Je reviens au mois du Ramadan. Nous y sommes depuis le 02 avril 2022. Ça doit faire mon 22e! On nous a appris que les portes du Paradis s’ouvrent et que les esprits malins sont enfermés. Ça devient de plus en plus difficile à croire en voyant tout ce qui arrivent de mal en si peu de temps. Mais nous ne sommes pas seuls sur Terre, et on ne peut pas diriger le coeur de tous vers une direction. Alors je jeûne dans un but, nous protéger du mal qui persiste et s’immisce, et ça pour tous, même ceux qui ne croient pas. Parce que nous sommes qu’une seule et même famille, le Coran parle de nous tous, même ceux qui ne croient pas.
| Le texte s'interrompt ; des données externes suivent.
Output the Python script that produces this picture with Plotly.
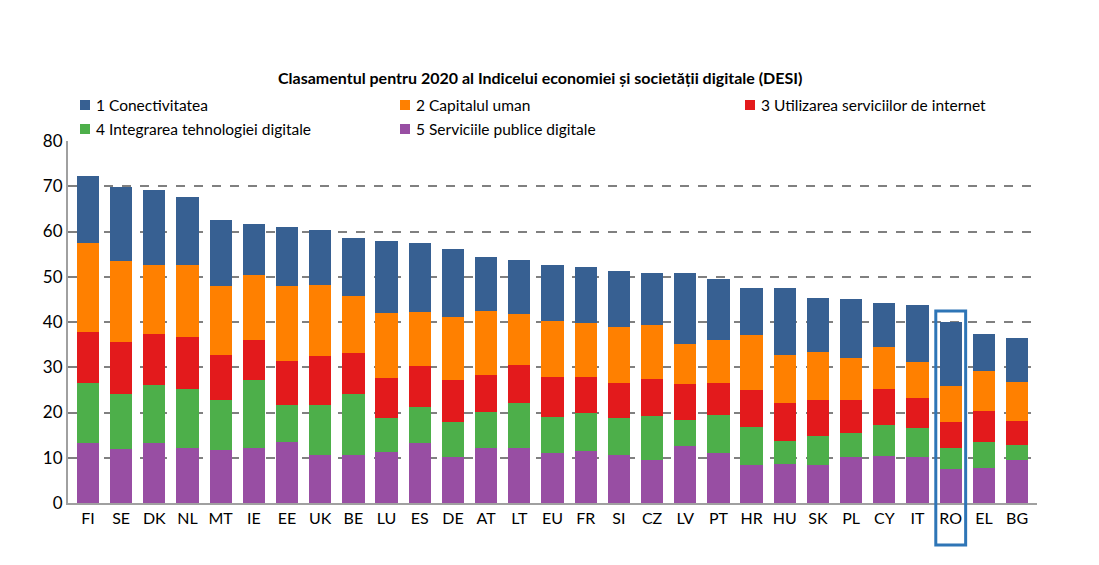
import plotly.graph_objects as go

countries = ["FI","SE","DK","NL","MT","IE","EE","UK","BE","LU","ES","DE","AT","LT","EU","FR","SI","CZ","LV","PT","HR","HU","SK","PL","CY","IT","RO","EL","BG"]
# cumulative levels
cum_purple = [13.2,12,13.2,12.2,11.7,12.2,13.5,10.6,10.6,11.3,13.2,10.1,12.2,12.2,11,11.4,10.7,9.6,12.7,11.1,8.4,8.7,8.4,10.1,10.4,10.1,7.5,7.8,9.4]
cum_green = [26.5,24.2,26,25.3,22.8,27.1,21.6,21.6,24,18.8,21.2,18,20.2,22.1,19,20,18.8,19.3,18.4,19.4,16.7,13.6,14.9,15.4,17.2,16.5,12.2,13.5,12.9]
cum_red = [37.8,35.5,37.4,36.6,32.6,36.1,31.3,32.4,33.1,27.6,30.3,27.1,28.3,30.5,27.8,27.8,26.6,27.3,26.4,26.5,25,22,22.8,22.8,25.3,23.1,17.8,20.3,18.2]
cum_orange = [57.5,53.5,52.5,52.5,48,50.3,48,48.2,45.7,41.9,42.2,41.2,42.5,41.7,40.2,39.7,38.8,39.4,35.2,36.1,37.1,32.6,33.4,32.1,34.4,31.1,25.9,29.1,26.8]
total = [72.2,69.8,69.2,67.6,62.6,61.6,61.1,60.4,58.6,57.8,57.5,56.1,54.3,53.8,52.6,52.2,51.3,50.8,50.8,49.5,47.6,47.5,45.2,45,44.1,43.8,40,37.4,36.4]

servicii_publice = cum_purple
integrare = [b - a for a, b in zip(cum_purple, cum_green)]
utilizare = [b - a for a, b in zip(cum_green, cum_red)]
capital = [b - a for a, b in zip(cum_red, cum_orange)]
conectivitate = [b - a for a, b in zip(cum_orange, total)]

series = [
    ("1 Conectivitatea", conectivitate, "#376092"),
    ("2 Capitalul uman", capital, "#FF8000"),
    ("3 Utilizarea serviciilor de internet", utilizare, "#E31A1C"),
    ("4 Integrarea tehnologiei digitale", integrare, "#4DAF4A"),
    ("5 Serviciile publice digitale", servicii_publice, "#984EA3"),
]

L, T, B, W, H = 60, 133, 495, 1099, 565
PW, PH = W - L - 70, B - T
def px(x): return (x - L) / PW
def py(y): return (B - y) / PH

fig = go.Figure()
for i in [4, 3, 2, 1, 0]:
    name, vals, col = series[i]
    fig.add_trace(go.Bar(x=countries, y=vals, name=name, marker_color=col,
                         marker_line_width=0, showlegend=False))

# manual legend (3 columns, 2 rows)
legend_pos = [(72, 97), (392, 97), (737, 97), (72, 121), (392, 121)]
for (name, _, col), (lx, ly) in zip(series, legend_pos):
    fig.add_shape(type="rect", xref="paper", yref="paper",
                  x0=px(lx), x1=px(lx + 10), y0=py(ly + 5), y1=py(ly - 5),
                  fillcolor=col, line_width=0)
    fig.add_annotation(xref="paper", yref="paper", x=px(lx + 14), y=py(ly),
                       text=name, showarrow=False, xanchor="left", yanchor="middle",
                       font=dict(size=15.5))

fig.add_annotation(xref="paper", yref="paper", x=px(532), y=py(70),
                   text="<b>Clasamentul pentru 2020 al Indicelui economiei și societății digitale (DESI)</b>",
                   showarrow=False, xanchor="center", yanchor="middle", font=dict(size=16))

fig.add_shape(type="rect", xref="x", yref="paper", x0=25.55, x1=26.45, y0=py(537), y1=py(303),
              line=dict(color="#2E75B6", width=3), fillcolor="rgba(0,0,0,0)", layer="above")

fig.update_layout(
    barmode="stack", bargap=0.33,
    width=W, height=H,
    margin=dict(l=L, r=70, t=T, b=H - B, autoexpand=False),
    plot_bgcolor="white", paper_bgcolor="white",
    font=dict(family="Lato, Liberation Sans, sans-serif", size=16, color="#000"),
    showlegend=False,
    xaxis=dict(showgrid=False, showline=True, linecolor="#A0A0A0", linewidth=2,
               ticks="", tickfont=dict(size=16), range=[-0.6, 28.6], automargin=False),
    yaxis=dict(range=[0, 80], dtick=10, showgrid=True, gridcolor="#808080", griddash="dash",
               gridwidth=1.5, showline=True, linecolor="#A0A0A0", linewidth=2,
               zeroline=False, tickfont=dict(size=17), ticks="", automargin=False),
)
fig.write_html("out.html")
Tout est écrit dans le Coran, on nous a écrit ce moment où le mal prendrait le dessus sur le bon. On nous a prévenu que la haine guiderait les décisions d’une grande majorité, et que ceux qui font du mal se feront passer pour les sauveurs. On nous a prévenu de se méfier des usurpateurs. Dixit les élections présidentielles. On nous a prévenu d’être endurants. On nous a annoncé que la Terre serait mis à mal, que le climat serait invivable, que ses bienfaits pourront diminuer. Dixit le bilan du GIEC. Alors lorsque je jeûne, je veux montrer à Dieu que je me repens de nos erreurs, qu’on veut s’améliorer quitte à se priver. Et j’espère sincèrement que cela pourra nous permettre d’avoir encore des années de bonheur et de répit.

Et je ne sais pas quand, comment, mais je pense au moment du jugement dernier. Et à chaque Ramadan, j’essaie d’être juge de tout ce que j’ai fait avant. Il faut se réveiller avant. Il faut essayer de mieux faire, il faut essayer de bien faire!

Alors peut-être que ceux qui liront ne seront pas forcément musulmans, mais ce n’est pas grave. Je veux juste que vous sachiez qu’en tant que musulmane, comme beaucoup de musulmans, nous prions, et nous croyons pour tous. Notre religion n’est qu’une expression supplémentaire de la foi et de l’amour qui naît dans les cœurs. C'est un moyen comme un autre de se remettre en question, trouver un équilibre et faire pénitence.  Il est tant de s’accepter et de s’écouter les uns les autres. La planète a besoin d'aide. 

Je ne suis pas une musulmane parfaite. Je suis plutôt libre, entêtée et originale. Mais je crois que nous sommes tous liés dans l’adversité. Et mes prières sont l’écho de nos espoirs.